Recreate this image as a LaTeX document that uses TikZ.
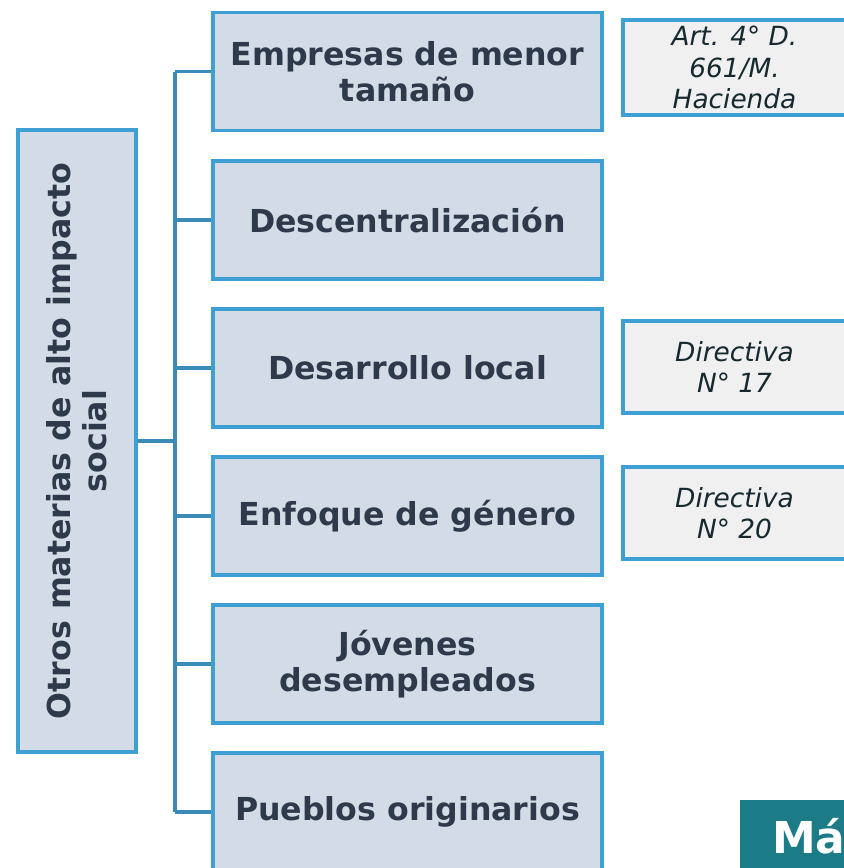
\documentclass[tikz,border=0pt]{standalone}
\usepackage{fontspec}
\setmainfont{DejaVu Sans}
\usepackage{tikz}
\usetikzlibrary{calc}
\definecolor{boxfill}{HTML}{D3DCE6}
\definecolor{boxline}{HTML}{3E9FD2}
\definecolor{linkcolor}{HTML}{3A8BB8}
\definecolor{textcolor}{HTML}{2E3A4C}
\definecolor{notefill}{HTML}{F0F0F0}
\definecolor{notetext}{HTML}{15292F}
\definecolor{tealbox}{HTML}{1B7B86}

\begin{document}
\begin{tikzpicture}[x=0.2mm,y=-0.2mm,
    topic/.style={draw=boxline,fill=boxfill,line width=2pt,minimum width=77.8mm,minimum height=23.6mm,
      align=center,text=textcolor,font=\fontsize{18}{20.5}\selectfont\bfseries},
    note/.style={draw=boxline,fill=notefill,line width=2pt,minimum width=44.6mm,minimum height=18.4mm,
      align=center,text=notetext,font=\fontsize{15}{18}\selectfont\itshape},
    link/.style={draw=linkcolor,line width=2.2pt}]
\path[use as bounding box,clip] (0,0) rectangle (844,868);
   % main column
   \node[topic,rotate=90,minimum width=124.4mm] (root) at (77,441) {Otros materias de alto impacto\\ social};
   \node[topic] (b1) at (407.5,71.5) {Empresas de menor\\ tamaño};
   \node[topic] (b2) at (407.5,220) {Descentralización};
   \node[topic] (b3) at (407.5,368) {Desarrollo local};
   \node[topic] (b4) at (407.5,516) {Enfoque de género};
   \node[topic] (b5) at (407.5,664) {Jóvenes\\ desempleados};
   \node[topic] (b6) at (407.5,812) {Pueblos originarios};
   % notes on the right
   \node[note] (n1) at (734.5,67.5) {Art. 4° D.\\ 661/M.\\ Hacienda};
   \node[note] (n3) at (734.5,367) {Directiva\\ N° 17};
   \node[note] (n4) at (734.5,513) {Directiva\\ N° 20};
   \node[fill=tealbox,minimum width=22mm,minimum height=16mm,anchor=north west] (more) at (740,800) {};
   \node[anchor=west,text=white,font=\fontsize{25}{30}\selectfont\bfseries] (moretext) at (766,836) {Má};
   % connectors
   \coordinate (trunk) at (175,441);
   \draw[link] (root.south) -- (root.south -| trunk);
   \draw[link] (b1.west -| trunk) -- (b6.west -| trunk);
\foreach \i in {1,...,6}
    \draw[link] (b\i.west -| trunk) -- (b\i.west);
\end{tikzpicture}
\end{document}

---+---

> [Challenge] Extract the full listing exactly, with the pictures left out.

> [Written answer]
Recreate this image as a LaTeX document that uses TikZ.
\documentclass[tikz,border=0pt]{standalone}
\usepackage{fontspec}
\setmainfont{DejaVu Sans}
\usepackage{tikz}
\usetikzlibrary{calc}
\definecolor{boxfill}{HTML}{D3DCE6}
\definecolor{boxline}{HTML}{3E9FD2}
\definecolor{linkcolor}{HTML}{3A8BB8}
\definecolor{textcolor}{HTML}{2E3A4C}
\definecolor{notefill}{HTML}{F0F0F0}
\definecolor{notetext}{HTML}{15292F}
\definecolor{tealbox}{HTML}{1B7B86}

\begin{document}
\begin{tikzpicture}[x=0.2mm,y=-0.2mm,
    topic/.style={draw=boxline,fill=boxfill,line width=2pt,minimum width=77.8mm,minimum height=23.6mm,
      align=center,text=textcolor,font=\fontsize{18}{20.5}\selectfont\bfseries},
    note/.style={draw=boxline,fill=notefill,line width=2pt,minimum width=44.6mm,minimum height=18.4mm,
      align=center,text=notetext,font=\fontsize{15}{18}\selectfont\itshape},
    link/.style={draw=linkcolor,line width=2.2pt}]
\path[use as bounding box,clip] (0,0) rectangle (844,868);
   % main column
   \node[topic,rotate=90,minimum width=124.4mm] (root) at (77,441) {Otros materias de alto impacto\\ social};
   \node[topic] (b1) at (407.5,71.5) {Empresas de menor\\ tamaño};
   \node[topic] (b2) at (407.5,220) {Descentralización};
   \node[topic] (b3) at (407.5,368) {Desarrollo local};
   \node[topic] (b4) at (407.5,516) {Enfoque de género};
   \node[topic] (b5) at (407.5,664) {Jóvenes\\ desempleados};
   \node[topic] (b6) at (407.5,812) {Pueblos originarios};
   % notes on the right
   \node[note] (n1) at (734.5,67.5) {Art. 4° D.\\ 661/M.\\ Hacienda};
   \node[note] (n3) at (734.5,367) {Directiva\\ N° 17};
   \node[note] (n4) at (734.5,513) {Directiva\\ N° 20};
   \node[fill=tealbox,minimum width=22mm,minimum height=16mm,anchor=north west] (more) at (740,800) {};
   \node[anchor=west,text=white,font=\fontsize{25}{30}\selectfont\bfseries] (moretext) at (766,836) {Má};
   % connectors
   \coordinate (trunk) at (175,441);
   \draw[link] (root.south) -- (root.south -| trunk);
   \draw[link] (b1.west -| trunk) -- (b6.west -| trunk);
\foreach \i in {1,...,6}
    \draw[link] (b\i.west -| trunk) -- (b\i.west);
\end{tikzpicture}
\end{document}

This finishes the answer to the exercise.